━━ Data lines ━━
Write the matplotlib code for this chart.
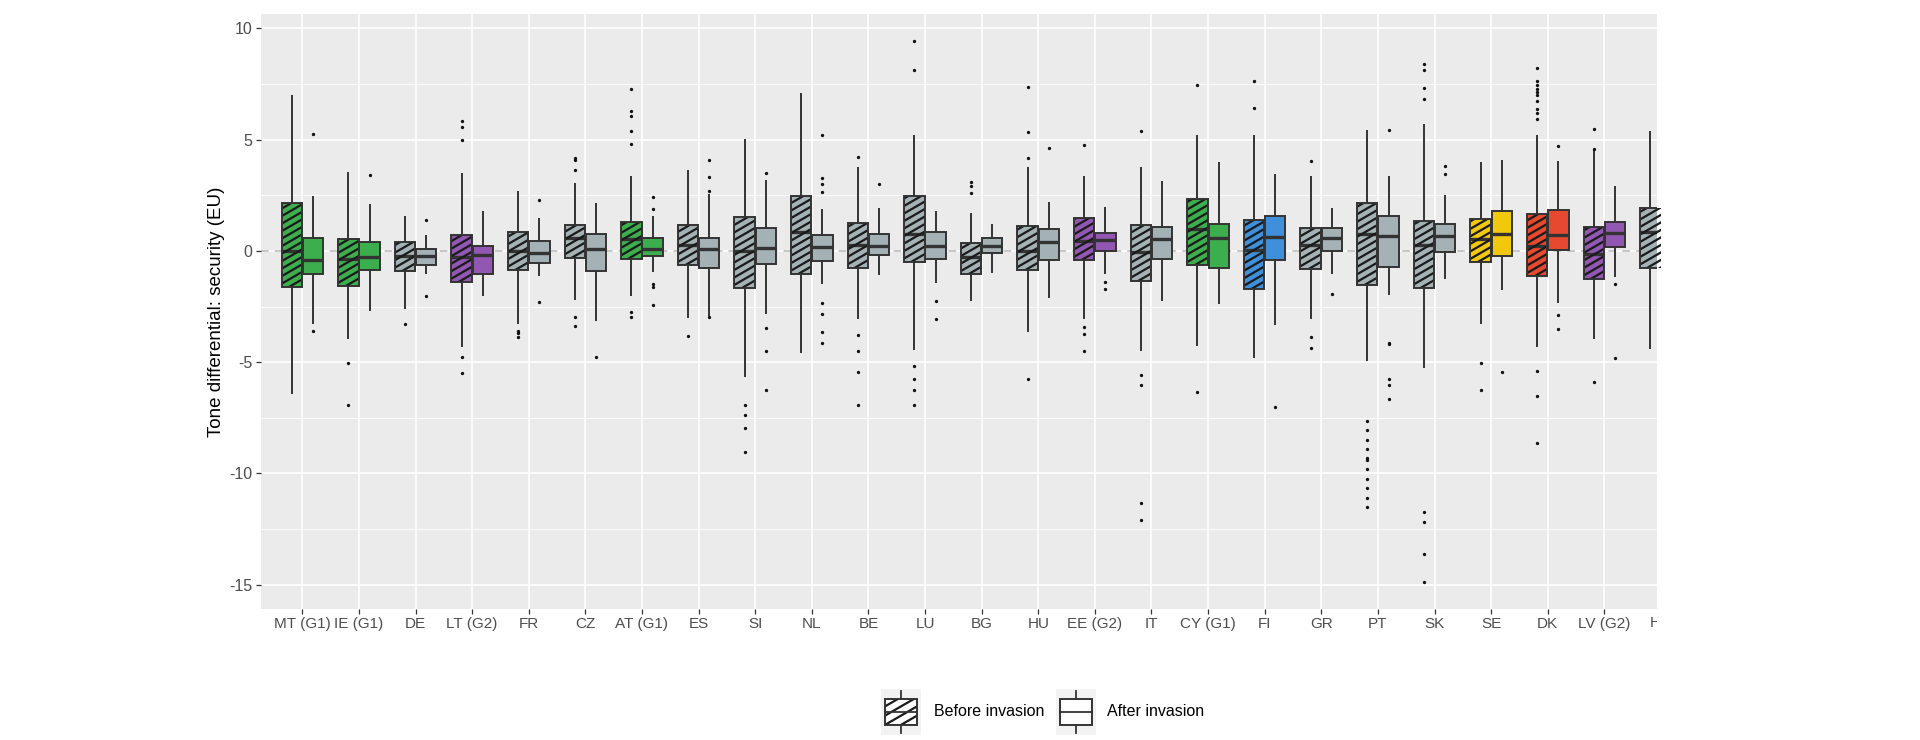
import numpy as np
import matplotlib
matplotlib.use("Agg")
import matplotlib.pyplot as plt
from matplotlib.patches import Rectangle
from matplotlib.collections import LineCollection
from matplotlib.transforms import Bbox, TransformedBbox, blended_transform_factory

plt.rcParams["font.family"] = ["Liberation Sans", "DejaVu Sans"]
plt.rcParams["axes.unicode_minus"] = False

# ---------------- data ----------------
countries = ["MT (G1)", "IE (G1)", "DE", "LT (G2)", "FR", "CZ", "AT (G1)", "ES", "SI", "NL",
             "BE", "LU", "BG", "HU", "EE (G2)", "IT", "CY (G1)", "FI", "GR", "PT",
             "SK", "SE", "DK", "LV (G2)", "HR"]
groups = ["G1", "G1", "other", "G2", "other", "other", "G1", "other", "other", "other",
          "other", "other", "other", "other", "G2", "other", "G1", "FI", "other", "other",
          "other", "SE", "DK", "G2", "other"]

# before invasion: whisker low, Q1, median, Q3, whisker high
before_lo = [-6.41, -3.96, -2.63, -4.32, -3.30, -2.20, -2.02, -3.00, -5.67, -4.58,
             -3.06, -4.46, -2.24, -3.66, -3.06, -4.51, -4.28, -4.83, -3.07, -4.94,
             -5.26, -3.27, -4.33, -3.96, -4.40]
before_q1 = [-1.62, -1.58, -0.90, -1.39, -0.85, -0.30, -0.34, -0.64, -1.67, -1.03,
             -0.75, -0.48, -1.05, -0.87, -0.41, -1.35, -0.64, -1.71, -0.83, -1.53,
             -1.65, -0.50, -1.14, -1.25, -0.75]
before_med = [0.00, -0.37, -0.23, -0.25, 0.00, 0.57, 0.52, 0.25, 0.00, 0.85,
              0.25, 0.78, -0.28, 0.00, 0.43, -0.04, 0.99, 0.04, 0.25, 0.78,
              0.25, 0.55, 0.21, -0.15, 0.86]
before_q3 = [2.15, 0.53, 0.41, 0.73, 0.87, 1.17, 1.30, 1.17, 1.53, 2.45,
             1.26, 2.49, 0.34, 1.14, 1.46, 1.17, 2.33, 1.40, 1.05, 2.15,
             1.35, 1.44, 1.67, 1.10, 1.91]
before_hi = [7.03, 3.57, 1.56, 3.52, 2.68, 3.05, 3.39, 3.66, 5.01, 7.12,
             3.77, 5.22, 1.71, 3.77, 3.37, 3.77, 5.20, 5.22, 3.36, 5.44,
             5.72, 4.00, 5.22, 4.53, 5.39]
before_out = [
    [],
    [-5.04, -6.91],
    [-3.30],
    [5.84, 5.58, 4.99, -4.78, -5.49],
    [-3.59, -3.69, -3.85],
    [4.19, 4.07, 3.62, -2.95, -3.39],
    [7.28, 6.29, 6.06, 5.40, 4.81, -2.74, -2.95],
    [-3.80],
    [-6.94, -7.39, -7.94, -9.02],
    [],
    [4.21, -3.78, -4.48, -5.44, -6.94],
    [9.43, 8.12, -5.19, -5.75, -6.25, -6.93],
    [3.09, 2.91, 2.59],
    [7.35, 5.35, 4.19, -5.75],
    [4.78, -3.41, -3.73, -4.48],
    [5.38, -5.58, -6.02, -11.33, -12.11],
    [7.44, -6.36],
    [7.62, 6.43],
    [4.03, -3.85, -4.37],
    [-7.62, -8.05, -8.49, -8.90, -9.31, -9.38, -9.82, -10.23, -10.67, -11.08, -11.51],
    [8.42, 8.12, 7.32, 6.82, -11.74, -12.18, -13.64, -14.87],
    [-5.03, -6.23],
    [8.24, 7.66, 7.44, 7.26, 7.14, 7.00, 6.73, 6.38, 6.20, 5.93, -5.40, -6.50, -8.63],
    [5.49, 4.59, -5.90],
    [],
]

# after invasion (HR's box lies outside the visible panel)
after_lo = [-3.30, -2.68, -1.05, -2.02, -1.12, -3.16, -0.96, -2.91, -2.81, -1.49,
            -1.08, -1.42, -0.99, -2.10, -1.03, -2.24, -2.38, -3.34, -1.03, -1.97,
            -1.24, -1.74, -2.33, -1.16, None]
after_q1 = [-1.05, -0.85, -0.64, -1.03, -0.55, -0.92, -0.23, -0.78, -0.59, -0.46,
            -0.16, -0.37, -0.07, -0.41, 0.02, -0.36, -0.78, -0.41, 0.00, -0.73,
            -0.04, -0.23, 0.04, 0.17, None]
after_med = [-0.41, -0.28, -0.23, -0.20, -0.07, 0.07, 0.07, 0.07, 0.14, 0.18,
             0.21, 0.21, 0.23, 0.39, 0.50, 0.53, 0.59, 0.64, 0.60, 0.66,
             0.68, 0.75, 0.71, 0.81, None]
after_q3 = [0.60, 0.41, 0.11, 0.23, 0.43, 0.78, 0.60, 0.60, 1.03, 0.73,
            0.75, 0.87, 0.59, 1.01, 0.83, 1.10, 1.23, 1.56, 1.05, 1.55,
            1.23, 1.79, 1.85, 1.32, None]
after_hi = [2.47, 2.10, 0.73, 1.81, 1.49, 2.17, 1.58, 2.56, 3.18, 1.88,
            1.94, 1.79, 1.23, 2.20, 1.97, 3.16, 4.01, 3.48, 1.95, 3.37,
            2.52, 4.09, 4.03, 2.90, None]
after_out = [
    [5.27, -3.59],
    [3.43],
    [1.37, -2.02],
    [],
    [2.29, -2.29],
    [-4.78],
    [2.43, 1.88, -1.49, -1.62, -2.42],
    [4.10, 3.32, 2.70, -2.95],
    [3.50, -3.45, -4.48, -6.27],
    [5.20, 3.30, 3.00, 2.65, -2.33, -2.82, -3.62, -4.12],
    [3.00],
    [-2.24, -3.04],
    [],
    [4.62],
    [-1.39, -1.71],
    [],
    [],
    [-7.02],
    [-1.95],
    [5.44, -4.12, -4.16, -5.75, -6.02, -6.64],
    [3.80, 3.45],
    [-5.45],
    [4.72, -2.86, -3.52],
    [-1.50, -4.81],
    [],
]

group_colors = {"G1": "#3DAE4E", "G2": "#9157B2", "other": "#A4B2B6",
                "FI": "#3F8FDA", "SE": "#F2C80C", "DK": "#E6492F"}
legend_labels = ["Before invasion", "After invasion"]

# ---------------- layout ----------------
W, H = 1920, 740
fig = plt.figure(figsize=(W / 100, H / 100), dpi=100)
px_l, px_r, px_t, px_b = 261, 1657, 14, 609
ax = fig.add_axes([px_l / W, 1 - px_b / H, (px_r - px_l) / W, (px_b - px_t) / H])
ax.set_facecolor("#EBEBEB")
for s in ax.spines.values():
    s.set_visible(False)

n = len(countries)
pos = np.arange(1, n + 1)
ax.set_xlim(0.27, 24.93)
ax.set_ylim(-16.09, 10.65)

# grid
for y in [-12.5, -7.5, -2.5, 2.5, 7.5]:
    ax.axhline(y, color="white", lw=0.6, zorder=0.5)
for y in [-15, -10, -5, 0, 5, 10]:
    ax.axhline(y, color="white", lw=1.2, zorder=0.6)
for x in pos:
    ax.axvline(x, color="white", lw=1.2, zorder=0.6)
ax.axhline(0, color="#B8B8B8", lw=1.1, ls=(0, (5, 4)), zorder=1)

ax.set_yticks([-15, -10, -5, 0, 5, 10])
ax.set_yticklabels(["-15", "-10", "-5", "0", "5", "10"])
ax.set_xticks(pos[:-1])
ax.set_xticklabels(countries[:-1])
ax.tick_params(axis="both", length=3.5, width=0.9, color="#333333",
               labelcolor="#4D4D4D", pad=2.5)
ax.tick_params(axis="x", labelsize=11)
ax.tick_params(axis="y", labelsize=11.5)
ax.set_ylabel("Tone differential: security (EU)", fontsize=13.5, color="black", labelpad=3)

# tick label for the last category, cut by the image edge
clipbox = TransformedBbox(Bbox([[0, 0], [px_r / W, 1]]), fig.transFigure)
t = ax.text(pos[-1], -0.012, countries[-1], transform=blended_transform_factory(ax.transData, ax.transAxes),
            ha="center", va="top", fontsize=11, color="#4D4D4D")
t.set_clip_on(True)
t.set_clip_box(clipbox)

BW = 0.36
OFF = 0.1875
EDGE = "#333333"


def stripes(axis, x0, x1, y0, y1, clip_patch, spacing=6.5, angle=30, lw=1.6):
    trans = axis.transData
    (p0x, p0y), (p1x, p1y) = trans.transform([(x0, y0), (x1, y1)])
    tn = np.tan(np.radians(angle))
    step = spacing / np.cos(np.radians(angle))
    w = p1x - p0x
    segs = []
    c = -w * tn - step
    while c < (p1y - p0y) + step:
        a = (p0x - 2, p0y + c - 2 * tn)
        b = (p1x + 2, p0y + c + (w + 2) * tn)
        da, db = trans.inverted().transform([a, b])
        segs.append([da, db])
        c += step
    lc = LineCollection(segs, colors="#1A1A1A", linewidths=lw, zorder=clip_patch.get_zorder() + 0.1)
    axis.add_collection(lc)
    lc.set_clip_path(clip_patch)


def draw_box(axis, x, lo, q1, med, q3, hi, outs, color, hatched):
    axis.plot([x, x], [q3, hi], color=EDGE, lw=1.4, zorder=2, solid_capstyle="butt")
    axis.plot([x, x], [lo, q1], color=EDGE, lw=1.4, zorder=2, solid_capstyle="butt")
    r = Rectangle((x - BW / 2, q1), BW, q3 - q1, facecolor=color, edgecolor="none", zorder=3)
    axis.add_patch(r)
    axis.plot([x - BW / 2, x + BW / 2], [med, med], color=EDGE, lw=2.4, zorder=3.05,
              solid_capstyle="butt")
    if hatched:
        stripes(axis, x - BW / 2, x + BW / 2, q1, q3, r)
    axis.add_patch(Rectangle((x - BW / 2, q1), BW, q3 - q1, facecolor="none",
                             edgecolor=EDGE, lw=1.4, zorder=3.3))
    if outs:
        axis.plot([x] * len(outs), outs, "o", ms=2.4, color="#111111", mec="none", zorder=4)


for i in range(n):
    col = group_colors[groups[i]]
    draw_box(ax, pos[i] - OFF, before_lo[i], before_q1[i], before_med[i], before_q3[i],
             before_hi[i], before_out[i], col, True)
    if after_q1[i] is not None:
        draw_box(ax, pos[i] + OFF, after_lo[i], after_q1[i], after_med[i], after_q3[i],
                 after_hi[i], after_out[i], col, False)

# ---------------- legend ----------------
key_y0, key_y1 = 689, 735
keys = [(881, 921), (1056, 1096)]
text_x = [934, 1107]
for k, ((kx0, kx1), lab) in enumerate(zip(keys, legend_labels)):
    kax = fig.add_axes([kx0 / W, 1 - key_y1 / H, (kx1 - kx0) / W, (key_y1 - key_y0) / H])
    kax.set_xlim(0, 1)
    kax.set_ylim(0, 1)
    kax.set_facecolor("#F2F2F2")
    kax.set_xticks([])
    kax.set_yticks([])
    for s in kax.spines.values():
        s.set_visible(False)
    kax.plot([0.5, 0.5], [0.05, 0.22], color=EDGE, lw=1.3)
    kax.plot([0.5, 0.5], [0.78, 0.95], color=EDGE, lw=1.3)
    r = Rectangle((0.1, 0.22), 0.8, 0.56, facecolor="white", edgecolor="none", zorder=2)
    kax.add_patch(r)
    kax.plot([0.1, 0.9], [0.5, 0.5], color=EDGE, lw=1.3, zorder=2.5)
    if k == 0:
        stripes(kax, 0.1, 0.9, 0.22, 0.78, r, spacing=8, angle=30, lw=1.6)
    kax.add_patch(Rectangle((0.1, 0.22), 0.8, 0.56, facecolor="none", edgecolor=EDGE,
                            lw=1.4, zorder=3))
    fig.text(text_x[k] / W, 1 - 711 / H, lab, fontsize=11.5, color="black", va="center", ha="left")

fig.savefig("out.png", dpi=100, facecolor="white")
━━━
◆ **Required work**:
Could the lines from the top of the material through the line with "from matplotlib.transforms import" be repeated exactly, pictures left out?

◆ **Worked answer**:
Write the matplotlib code for this chart.
import numpy as np
import matplotlib
matplotlib.use("Agg")
import matplotlib.pyplot as plt
from matplotlib.patches import Rectangle
from matplotlib.collections import LineCollection
from matplotlib.transforms import Bbox, TransformedBbox, blended_transform_factory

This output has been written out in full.